An Introduction to Classical Education:
A Guide for Parents
Christopher A. Perrin, M.Div., Ph.D.
Note: What follows is the introduction to an article written by
CCA's first headmaster.
To download the entire article in PDF format, click on this link:
An Introduction to Classical Education.
This article is available in booklet form by request at the CCA office.
Often, I have spoken with parents who were examining our school, who were both interested and puzzled about classical education. "How does the classical approach differ from what is offered in public schools?" "Are there any other schools doing what you are doing?" "How do your students perform on standardized tests?" After six years, the questions are predictable, but wholly justified. Unfortunately for me, even my answers are now predictable, which is one reason I am writing you. If you will read this before you talk to me (or someone like me) you can spare both of us my stock replies. Secondly, if I put my answers down in writing, I am bound to say something new.
If you are like most, you have probably heard about classical education by means of a friend who either has a child enrolled in a classical school, or has heard a good bit about such a school. You are doing your research, and are either more or less interested. You may have seen a few classes in operation which have raised eyebrows, interest, and many more questions. In any case, you have questions and a good many of you will have put those questions down in writing.
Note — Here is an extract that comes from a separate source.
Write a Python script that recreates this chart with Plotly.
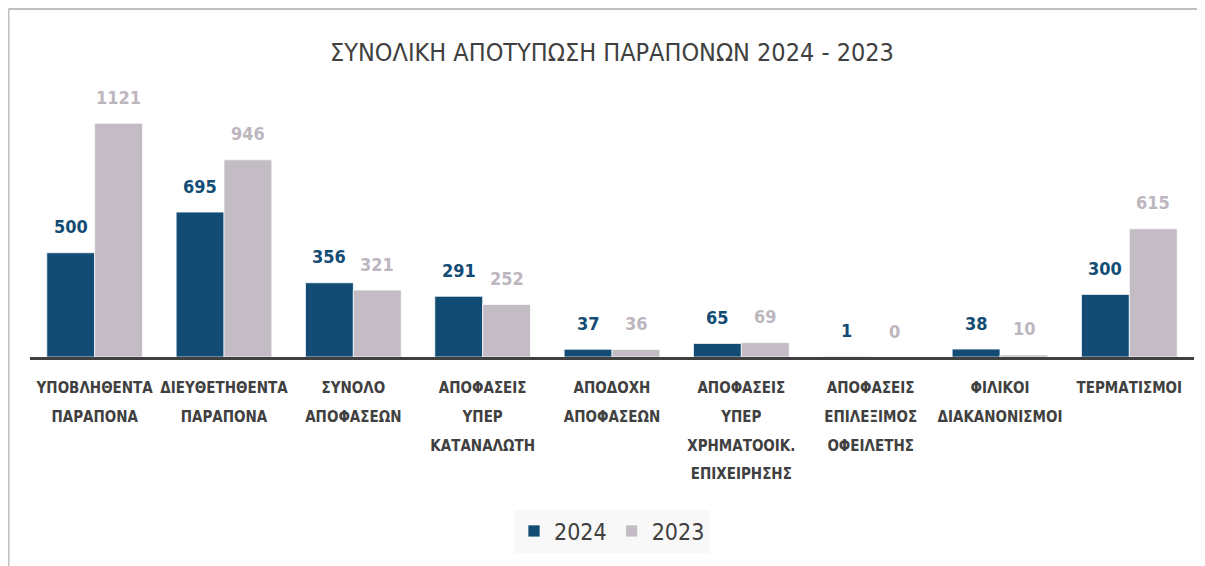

I wish to commend you for your questions, for your thinking. To come with hard-boiled questions is something, as you shall see, that is quite classical. Classical education has a long tradition of asking questions and digging up answers, consulting others, then asking, seeking, and finding once more. It is joining, as one writer puts it, the "Great Conversation." That means reading great books (the classics), studying them, mining them, talking to others about the influential ideas they contain. Whatever else classical education is, it is an ongoing series of questions and answers. So you see why I am glad you come asking all manner of things besides the yearly tuition.
It is a tumultuous time to be living. Institutions, information, customs, mores, and standards are changing rapidly. Choices and options have multiplied; our culture is becoming increasingly kaleidoscopic. Such colorful and rapid change does have its dramatic element and some find it quite entertaining. However, constant change and novelty can themselves grow old, becoming what Thomas Oden calls "the cheap promise of radical newness" which is "the most boring and repetitious of all modern ideas." Many of us are ready to leave the party, go home, and have a cup of tea in a quiet chair. As we contemplate raising and educating our children, many of us have been forced to ask ourselves what we wish to pass on to our children. How do we nurture them in the midst of all the confusion, doubt, and conflict of this modern world? Is there any place of rest and refuge, any place of tranquility and strength?
Education is that vast undertaking of passing on the wisdom and knowledge of one generation to another. It involves discovery, but also instruction; it is cultural transmission. With our present culture undergoing so much flux, it is no surprise to find that education is in a state of tumult too. For the parent looking for a school to aid in this task of cultural transmission, it is often a bewildering affair.
Those of us in classical education are taking our cues from a time before the party began. Our experiences are all similar: we have not found the wholesome food we need in the present; we have been entertained but not fed, amused but not instructed. We have gone, therefore, to another place, not too far off, but still forgotten by most. We have gone back to the well-walked path of the tried and proven classical method of education. It never really disappeared, it just became quite fragmented and diffused, with parts like ruins in modern schools and colleges. It was eclipsed as the reigning model only about a hundred years ago after reigning for over a thousand. Your grandparents are likely to have received something of a classical education.
G. K. Chesterton said that every revolution is a restoration of the recapturing and re-introduction of something that once guided and inspired people in the past. The word revolution is of course from the Latin revolvere or to re-roll or re-turn. A revolution is that thing which going around, comes around again. In a similar vein, C.S. Lewis says that when we have lost our way, the quickest way forward is usually to go home. So we are returning, we are revolving. To put it strongly, we are revolting, and we are doing it by going home.